Alors des regrets à avoir ? Le militantisme est tellement chronophage qu'il laisse peu de place à ce qui fait les agréments et la légèreté de la vie. Entre meetings et réunions on peut toujours caser de la musique et des films. Mais la littérature, le théâtre et les expositions sont souvent les grands sacrifiés !
Cela lui manquait-il ? Parfois oui mais à vrai dire pas très souvent.
Il a mené la vie qu'il avait voulue. Celle d'un militant jusqu'au bout de ses possibilités.
Heureusement qu'existent les congés payés. En vacances Alain savait complètement décrocher.

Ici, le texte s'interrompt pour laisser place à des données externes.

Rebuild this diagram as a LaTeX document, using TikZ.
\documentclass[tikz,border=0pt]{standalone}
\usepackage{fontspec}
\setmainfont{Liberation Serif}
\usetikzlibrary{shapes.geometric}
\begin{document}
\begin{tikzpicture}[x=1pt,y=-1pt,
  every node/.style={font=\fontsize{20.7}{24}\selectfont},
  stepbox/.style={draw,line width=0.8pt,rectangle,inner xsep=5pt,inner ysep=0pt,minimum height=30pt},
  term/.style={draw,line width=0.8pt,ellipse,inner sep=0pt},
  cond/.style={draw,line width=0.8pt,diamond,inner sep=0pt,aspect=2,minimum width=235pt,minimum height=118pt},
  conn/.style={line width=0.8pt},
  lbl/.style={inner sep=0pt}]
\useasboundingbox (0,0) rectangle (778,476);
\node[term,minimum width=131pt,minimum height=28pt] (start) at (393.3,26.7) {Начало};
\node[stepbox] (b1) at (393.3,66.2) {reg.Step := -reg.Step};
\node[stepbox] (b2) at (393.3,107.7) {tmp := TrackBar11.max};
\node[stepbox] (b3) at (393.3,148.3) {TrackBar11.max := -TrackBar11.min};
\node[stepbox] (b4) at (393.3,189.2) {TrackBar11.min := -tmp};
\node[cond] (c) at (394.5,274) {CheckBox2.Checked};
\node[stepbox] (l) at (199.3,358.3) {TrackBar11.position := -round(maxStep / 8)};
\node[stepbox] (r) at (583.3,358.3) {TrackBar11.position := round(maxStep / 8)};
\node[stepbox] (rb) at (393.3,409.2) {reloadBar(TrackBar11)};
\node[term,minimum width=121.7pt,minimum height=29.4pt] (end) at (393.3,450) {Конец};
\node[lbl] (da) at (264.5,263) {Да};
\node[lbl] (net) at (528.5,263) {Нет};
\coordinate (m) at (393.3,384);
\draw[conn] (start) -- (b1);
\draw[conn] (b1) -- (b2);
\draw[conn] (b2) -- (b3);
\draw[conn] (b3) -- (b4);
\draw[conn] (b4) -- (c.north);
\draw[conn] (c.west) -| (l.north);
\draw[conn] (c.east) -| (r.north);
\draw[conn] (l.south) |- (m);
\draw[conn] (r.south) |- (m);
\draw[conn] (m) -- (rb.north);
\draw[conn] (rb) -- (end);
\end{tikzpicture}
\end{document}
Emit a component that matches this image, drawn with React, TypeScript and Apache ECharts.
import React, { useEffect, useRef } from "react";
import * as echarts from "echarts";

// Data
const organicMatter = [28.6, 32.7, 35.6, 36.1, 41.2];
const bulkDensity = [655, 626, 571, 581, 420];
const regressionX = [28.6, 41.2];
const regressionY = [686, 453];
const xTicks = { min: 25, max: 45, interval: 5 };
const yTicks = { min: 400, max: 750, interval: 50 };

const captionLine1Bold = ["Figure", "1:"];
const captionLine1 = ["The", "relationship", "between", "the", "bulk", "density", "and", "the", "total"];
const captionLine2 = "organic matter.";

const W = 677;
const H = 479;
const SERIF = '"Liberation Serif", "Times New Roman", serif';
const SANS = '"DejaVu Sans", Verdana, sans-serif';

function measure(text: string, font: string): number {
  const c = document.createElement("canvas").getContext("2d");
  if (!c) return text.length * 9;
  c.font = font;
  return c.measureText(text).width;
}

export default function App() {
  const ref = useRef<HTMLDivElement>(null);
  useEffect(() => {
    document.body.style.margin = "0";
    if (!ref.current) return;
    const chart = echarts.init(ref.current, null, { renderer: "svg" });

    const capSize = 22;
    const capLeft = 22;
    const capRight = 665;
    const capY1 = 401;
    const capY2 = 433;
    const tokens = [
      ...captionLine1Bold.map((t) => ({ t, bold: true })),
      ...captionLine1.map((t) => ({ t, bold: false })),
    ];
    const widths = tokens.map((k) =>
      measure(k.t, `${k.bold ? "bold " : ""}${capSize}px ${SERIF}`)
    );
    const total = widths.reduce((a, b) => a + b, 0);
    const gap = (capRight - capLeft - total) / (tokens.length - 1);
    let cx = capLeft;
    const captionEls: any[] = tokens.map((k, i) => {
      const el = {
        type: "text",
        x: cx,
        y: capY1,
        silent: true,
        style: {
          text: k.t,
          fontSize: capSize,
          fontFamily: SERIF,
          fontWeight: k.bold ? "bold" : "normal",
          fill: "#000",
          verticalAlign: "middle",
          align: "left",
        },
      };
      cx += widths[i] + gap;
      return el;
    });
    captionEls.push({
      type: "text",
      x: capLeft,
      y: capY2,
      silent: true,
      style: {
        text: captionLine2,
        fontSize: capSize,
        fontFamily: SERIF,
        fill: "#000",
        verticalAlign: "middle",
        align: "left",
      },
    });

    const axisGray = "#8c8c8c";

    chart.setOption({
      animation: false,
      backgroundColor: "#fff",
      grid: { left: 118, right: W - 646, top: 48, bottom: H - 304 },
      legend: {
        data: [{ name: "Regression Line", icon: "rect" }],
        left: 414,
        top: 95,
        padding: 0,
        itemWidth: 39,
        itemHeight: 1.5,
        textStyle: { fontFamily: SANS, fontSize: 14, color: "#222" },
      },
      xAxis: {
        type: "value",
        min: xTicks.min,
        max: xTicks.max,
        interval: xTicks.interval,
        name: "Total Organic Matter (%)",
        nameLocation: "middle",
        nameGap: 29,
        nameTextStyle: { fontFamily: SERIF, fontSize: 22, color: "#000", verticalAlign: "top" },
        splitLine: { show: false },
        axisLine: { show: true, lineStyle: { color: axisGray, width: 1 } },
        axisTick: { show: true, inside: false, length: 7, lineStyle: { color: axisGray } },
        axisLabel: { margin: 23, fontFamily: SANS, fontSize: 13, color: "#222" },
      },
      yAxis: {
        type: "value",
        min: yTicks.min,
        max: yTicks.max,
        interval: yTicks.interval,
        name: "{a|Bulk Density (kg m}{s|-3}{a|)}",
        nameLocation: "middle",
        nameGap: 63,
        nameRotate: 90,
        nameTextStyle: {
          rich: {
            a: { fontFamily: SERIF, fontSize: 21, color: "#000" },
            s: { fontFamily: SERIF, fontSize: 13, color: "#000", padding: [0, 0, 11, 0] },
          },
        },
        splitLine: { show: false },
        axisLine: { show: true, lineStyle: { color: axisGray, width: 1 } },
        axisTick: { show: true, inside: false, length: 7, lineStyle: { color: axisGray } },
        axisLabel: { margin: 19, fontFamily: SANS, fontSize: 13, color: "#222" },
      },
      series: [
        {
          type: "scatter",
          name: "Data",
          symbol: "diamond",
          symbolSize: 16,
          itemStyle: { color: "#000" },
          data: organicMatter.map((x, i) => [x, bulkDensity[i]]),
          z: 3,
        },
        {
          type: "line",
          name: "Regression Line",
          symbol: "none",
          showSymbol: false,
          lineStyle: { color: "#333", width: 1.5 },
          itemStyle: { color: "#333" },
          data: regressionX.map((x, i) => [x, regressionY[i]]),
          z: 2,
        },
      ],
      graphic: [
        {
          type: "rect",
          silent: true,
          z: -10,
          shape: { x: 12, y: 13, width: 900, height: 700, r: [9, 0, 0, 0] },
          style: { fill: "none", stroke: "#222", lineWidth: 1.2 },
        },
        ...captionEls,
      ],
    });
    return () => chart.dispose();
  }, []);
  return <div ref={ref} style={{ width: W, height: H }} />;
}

Pour terminer je voudrais remercier toutes celles et ceux qui ont été si présents auprès de nous quand sa santé déclinait.
Tous ceux et celles qui sont là aujourd'hui pour lui rendre hommage.
Toutes celles et ceux qui m'ont inondée de messages chaleureux depuis sa mort avec les mêmes mots qui reviennent en boucle : humanité, empathie, bienveillance, simplicité, humour, désintéressement.
J'arrête là car ça va friser le culte de la personnalité ce qu'il n'aurait pas apprécié.
J'espère que tous ceux qui l'ont aimé garderont en mémoire le souvenir d'un homme d'une grande intégrité.
Michèle Krivine, née Martinet, épouse d'Alain Krivine, a milité à la Jeunesse communiste révolutionnaire, puis à la Ligue communiste et la Ligue communiste révolutionnaire.